It’s easy to see why actors would enjoy performing Sam Shepard’s 1983 hit. Rodeo stuntman Eddie (here, the well-cast Sam Rockwell, rough and ready) gets to swagger about as his on-again-off-again girlfriend May (Nina Arianda) throws fits of thwarted love, and “The Old Man” (Gordon Joseph Weiss), a ghostly presence off to the side, merely sits and observes, occasionally interjecting his own version of the backstory that the three of them are thrashing out. Interloper Martin (Tom Pelphrey) has perhaps the cushiest job of all: Turning up to take May on a movie date, he’s the innocent bystander par excellence, rendered all but mute by this outlandish display of familial dysfunction.

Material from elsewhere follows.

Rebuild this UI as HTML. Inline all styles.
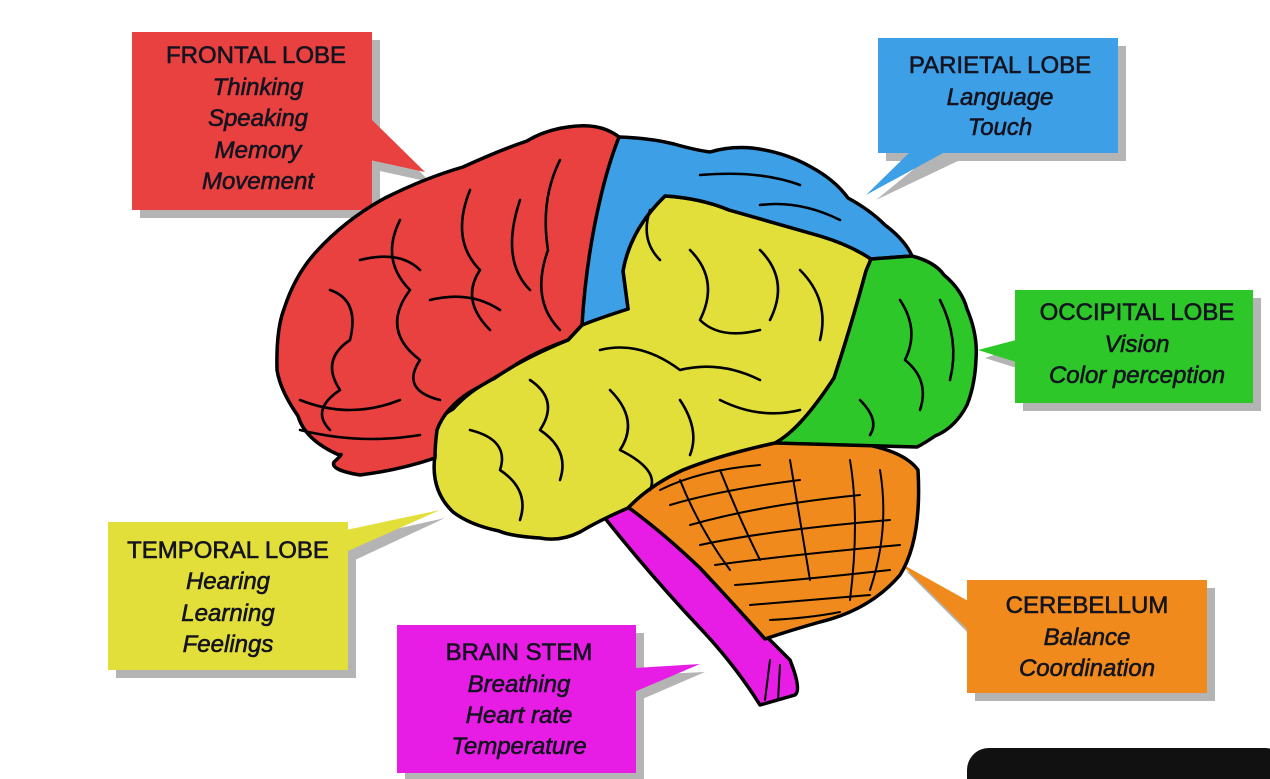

It wouldn’t do to reveal the precipitant plot twist, even if the news has been out for several decades now. Let’s just say that Shepard – then 40 and an established if laid-back, no longer “fringe” playwright – lifted a page from Ibsen’s Ghosts. So yes, Fool offers a juicy exercise for the actors involved. The mystery is why a contemporary audience should flock to see this dated psychodrama.
Star power doesn’t hurt. The often-underrated Rockwell proves a terrific choice as a shopworn cowboy – even if he could use more practice lassoing (that stiff heeling rope is a bit of a cheat; it’s like tossing a hula hoop). Arianda’s cadences unfortunately skew urban in this role. She was better suited to the Mittel-European milieu of Venus in Fur (as her Tony Award acknowledged). Weiss comes across as actory. But Pelphrey’s reactions are just perfect. You’ll feel for the poor guy, who has unwittingly stumbled into this overheated family drama. In fact, you may well relate.